Perhaps the most intriguing aspect of the Bill’s provisions on charitable status is the way they deal with the need to allow for new charitable purposes. This flexibility, which allows charity law to keep pace with changing conditions and needs, is met by giving a statutory basis for the approach the courts have adopted as interpreted by the Commission – namely, finding analogies to existing charitable purposes. This provision is complicated, arguably too much so. The book has some pertinent things to say about the authority to develop the law as exercised by the Commission, and about the proposal – one of the genuinely new elements in the Bill – to create a specialist Charity Appeal Tribunal.

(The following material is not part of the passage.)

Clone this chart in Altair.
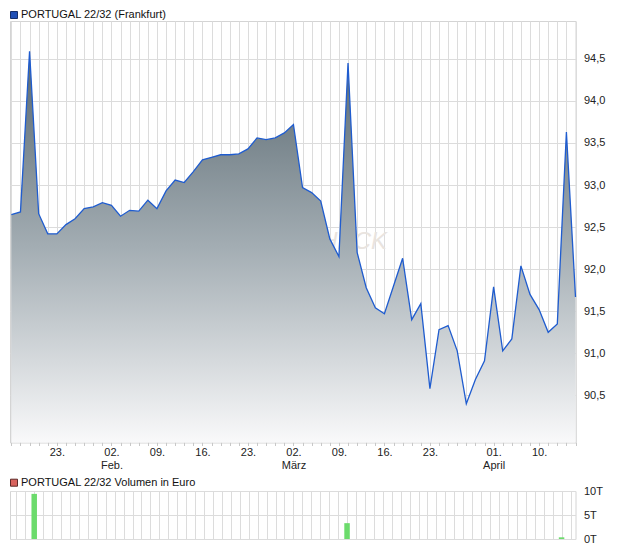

There is of course much more worthy of note, in the book and in the Bill. For example, the Bill for the first time creates an institutional form specifically for charities, the charitable incorporated organization, to enable charities to secure the protection of incorporation without having to register also as companies. This is a significant development long sought by the sector. How it will work out must await the future, and a new edition of Luxton on charity law. At this moment of uncertainty in English charity law and regulation, it is sufficient to welcome this volume as a worthy complement to Tudor and Picarda, and to congratulate its author and consulting editor on their achievement – adding the perhaps less welcome request that they set about a new edition as soon as possible!

Notes

* Richard Fries was Chief Charity Commissioner from 1992 to 1999. He is a visiting fellow at the Centre for Civil Society at the London School of Economics and chairman of the board of the International Center for Not-for-Profit Law.